Have you read any of the links in the prolewiki link?
I'm reading through the law itself rn, gonna read the UN reports next.
The law is pretty bad though. Like, implementation is always an open question but it gives the state authority to define "distortions of religion" and states a goal of making Islam "more Chinese" which is exactly what the critics have been worried about.
It also escalates vandalism to being extremism. Imo this law is similar to US "gang" enhancements. Take normal crimes and increase their severity when done by a certain ethnicity. Just like gang enhancements, it's in response to a real problem, but we already have strong critiques of these practices.
The context is that terror attacks have been happening, and they are not trying to make them "more chinese", they're giving them vocational training so they can speak chinese for example in workplaces.
They've also banned head coverings and calling anything besides food "haram" or "halal" and instructed every single cultural and political institution to curb "extremism" (incredibly broadly defined) using whatever tools they have. For the police and prisons, those will be violent and carceral tools.
Like, I believe you that they're offering vocational lessons but I've got questions like "are they arresting people for wearing burkahs?" These are real questions that can only be answered with field work that no independent scholars have done.
Like, we get so hung up on proving it's not a genocide we end up looking past the fact that it's still something we'd be fighting tooth and nail in our own countries.

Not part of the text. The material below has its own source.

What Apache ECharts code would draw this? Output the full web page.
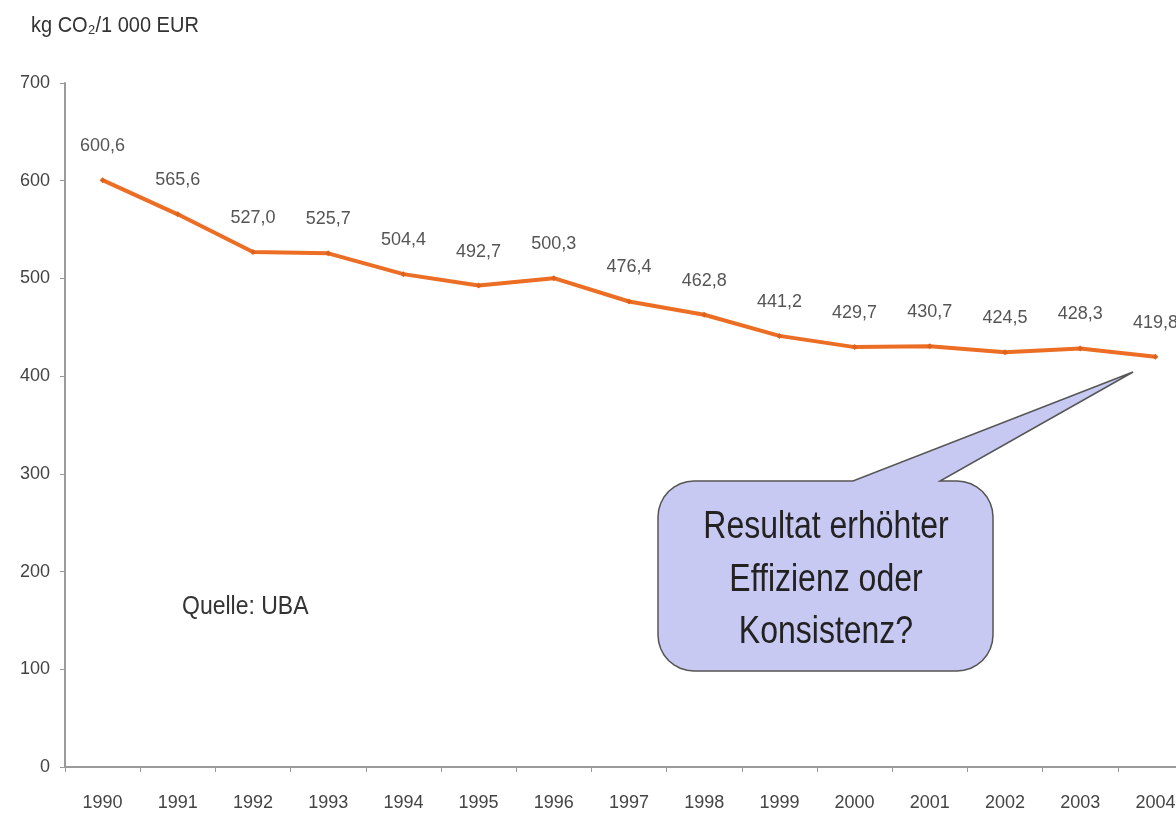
<!DOCTYPE html>
<html>
<head>
<meta charset="utf-8">
<script src="https://cdn.jsdelivr.net/npm/echarts@6/dist/echarts.min.js"></script>
<style>
  html, body { margin: 0; padding: 0; background: #fff; }
  #chart { width: 1176px; height: 817px; }
</style>
</head>
<body>
<div id="chart"></div>
<script type="text/javascript">
// CO2 per 1000 EUR, Germany (UBA)
var years = ['1990', '1991', '1992', '1993', '1994', '1995', '1996', '1997',
             '1998', '1999', '2000', '2001', '2002', '2003', '2004'];
var values = [600.6, 565.6, 527.0, 525.7, 504.4, 492.7, 500.3, 476.4,
              462.8, 441.2, 429.7, 430.7, 424.5, 428.3, 419.8];
var yTicks = [0, 100, 200, 300, 400, 500, 600, 700];

var font = '"Liberation Sans", Arial, sans-serif';
var chart = echarts.init(document.getElementById('chart'));

// speech bubble outline: rounded box with a tail on the top edge
function bubble(x0, y0, x1, y1, r, tailL, tailR, tip) {
  var pts = [];
  function corner(cx, cy, a0) {
    for (var i = 0; i <= 8; i++) {
      var a = (a0 + i * 90 / 8) * Math.PI / 180;
      pts.push([cx + r * Math.cos(a), cy + r * Math.sin(a)]);
    }
  }
  corner(x0 + r, y0 + r, 180);          // top left
  pts.push([tailL, y0], tip, [tailR, y0]);
  corner(x1 - r, y0 + r, 270);          // top right
  corner(x1 - r, y1 - r, 0);            // bottom right
  corner(x0 + r, y1 - r, 90);           // bottom left
  return pts;
}

var option = {
  backgroundColor: '#ffffff',
  animation: false,
  // plot runs past the right edge, the last label is cut off
  grid: { left: 65, width: 1128, top: 83, bottom: 50, outerBoundsMode: 'none', containLabel: false },
  xAxis: {
    type: 'category',
    data: years,
    boundaryGap: true,
    axisLine: { lineStyle: { color: '#9a9a9a', width: 2 } },
    axisTick: { show: true, length: 5, lineStyle: { color: '#9a9a9a' } },
    axisLabel: { margin: 27, fontFamily: font, fontSize: 18, color: '#444' }
  },
  yAxis: {
    type: 'value',
    min: yTicks[0],
    max: yTicks[yTicks.length - 1],
    interval: 100,
    splitLine: { show: false },
    axisLine: { show: true, lineStyle: { color: '#9a9a9a', width: 2 } },
    axisTick: { show: true, length: 5, lineStyle: { color: '#9a9a9a' } },
    axisLabel: { margin: 15, fontFamily: font, fontSize: 18, color: '#444' }
  },
  series: [{
    type: 'line',
    data: values,
    symbol: 'diamond',
    symbolSize: 6,
    lineStyle: { color: '#ec6d24', width: 4 },
    itemStyle: { color: '#e0621a' },
    label: {
      show: true,
      position: 'top',
      distance: 22,
      fontFamily: font,
      fontSize: 18,
      color: '#555',
      formatter: function (p) { return p.value.toFixed(1).replace('.', ','); }
    }
  }],
  graphic: [
    {
      type: 'text',
      x: 31,
      y: 26,
      scaleY: 1.1,
      style: { text: 'kg CO\u2082/1 000 EUR', font: '20px ' + font, fill: '#333', verticalAlign: 'middle' }
    },
    {
      type: 'text',
      x: 182,
      y: 607,
      scaleY: 1.15,
      style: { text: 'Quelle: UBA', font: '23px ' + font, fill: '#333', verticalAlign: 'middle' }
    },
    {
      type: 'polygon',
      shape: { points: bubble(658, 481, 993, 671, 36, 853, 940, [1133, 372]) },
      style: { fill: '#c8c9f3', stroke: '#555', lineWidth: 1.5 },
      z: 10
    },
    {
      type: 'text',
      x: 826,
      y: 580,
      scaleY: 1.2,
      z: 11,
      style: {
        text: 'Resultat erhöhter\nEffizienz oder\nKonsistenz?',
        font: '32px ' + font,
        fill: '#222',
        align: 'center',
        verticalAlign: 'middle',
        lineHeight: 44
      }
    }
  ]
};

chart.setOption(option);
</script>
</body>
</html>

I share your concerns but just want to address:
I'm not gonna suggest that this definitely isn't happening, because we don’t know, but what we do know is that if the west had anything that even looked like evidence for it, we would be having it shoved in our faces nonstop, like they tried to do for a while with those satellite images of high schools they claimed were extermination camps before walking it back a couple years ago.
Of course, that doesnt make the situation not bad. I think that broadly, the CPC's course of action is probably the least worst option for diffusing the homegrown-Afghanistan situation the US has been trying to stir up over there for a while, but acknowledge that their solution, like all policing/reeducation initiatives, creates power differentials that are ripe for abuse. Real damned if you do, damned if you don't situation, and I really hope they manage to thread that needle.

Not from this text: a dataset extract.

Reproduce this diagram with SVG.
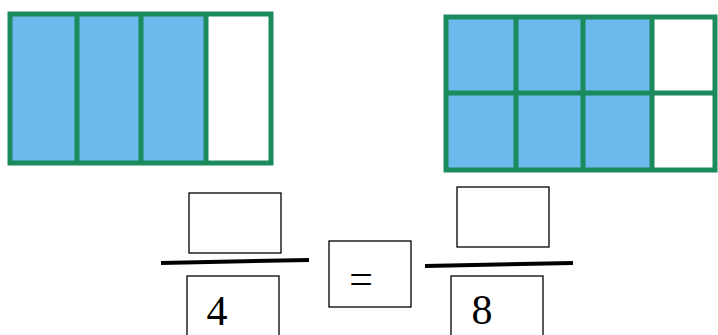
<svg xmlns="http://www.w3.org/2000/svg" width="718" height="335" viewBox="0 0 718 335">
<style>
.blue{fill:#6cb9ee}
.white{fill:#ffffff}
.g{stroke:#1b8a5c;stroke-width:5;fill:none}
.box{fill:#ffffff;stroke:#000;stroke-width:1.3}
.bar{stroke:#000;stroke-width:4}
</style>
<rect width="718" height="335" fill="#ffffff"/>
<g id="fourths">
<rect class="blue" x="10" y="14" width="196" height="149"/>
<rect class="white" x="206" y="14" width="65" height="149"/>
<rect class="g" x="10" y="14" width="261" height="149"/>
<line class="g" x1="77" y1="14" x2="77" y2="163"/>
<line class="g" x1="141" y1="14" x2="141" y2="163"/>
<line class="g" x1="206" y1="14" x2="206" y2="163"/>
</g>
<g id="eighths">
<rect class="blue" x="446" y="17" width="206" height="153"/>
<rect class="white" x="652" y="17" width="63" height="153"/>
<rect class="g" x="446" y="17" width="269" height="153"/>
<line class="g" x1="446" y1="93" x2="715" y2="93"/>
<line class="g" x1="516" y1="17" x2="516" y2="170"/>
<line class="g" x1="583" y1="17" x2="583" y2="170"/>
<line class="g" x1="652" y1="17" x2="652" y2="170"/>
</g>
<g id="left-fraction">
<rect class="box" x="189" y="193" width="92" height="60"/>
<line class="bar" x1="161" y1="263" x2="309" y2="260"/>
<rect class="box" x="187" y="276" width="92" height="70"/>
<text x="217" y="325" font-family="'Liberation Serif', 'DejaVu Serif', serif" font-size="42" text-anchor="middle" fill="#000">4</text>
</g>
<g id="equals">
<rect class="box" x="329" y="241" width="82" height="66"/>
<text x="361" y="293" font-family="'Liberation Serif', 'DejaVu Serif', serif" font-size="42" text-anchor="middle" fill="#000">=</text>
</g>
<g id="right-fraction">
<rect class="box" x="457" y="187" width="92" height="60"/>
<line class="bar" x1="425" y1="266" x2="573" y2="263"/>
<rect class="box" x="451" y="276" width="92" height="70"/>
<text x="482" y="324" font-family="'Liberation Serif', 'DejaVu Serif', serif" font-size="42" text-anchor="middle" fill="#000">8</text>
</g>
</svg>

Sure, it's an insanely heavyhanded policy, and it's not really "good" in any way, but racial profiling and ethnic discrimination does not make it genocide, or even a cultural genocide as certain libs like to call it. I also don't really like the heavyhandedness that China uses, and wishes they had come up with something else, but I guess the logic was that the heavy hand was needed at first to create enough stability for the government to begin investing and doing development.
"Every ethnic group shall study and follow the law; and build identification with the great motherland, the Chinese people, Chinese culture, the Communist Party of China, and socialism with Chinese characteristics"
This is referring to Chinese national identity, not Han culture. China is a multicultural nation, which I'd have expected any principled leftist to know.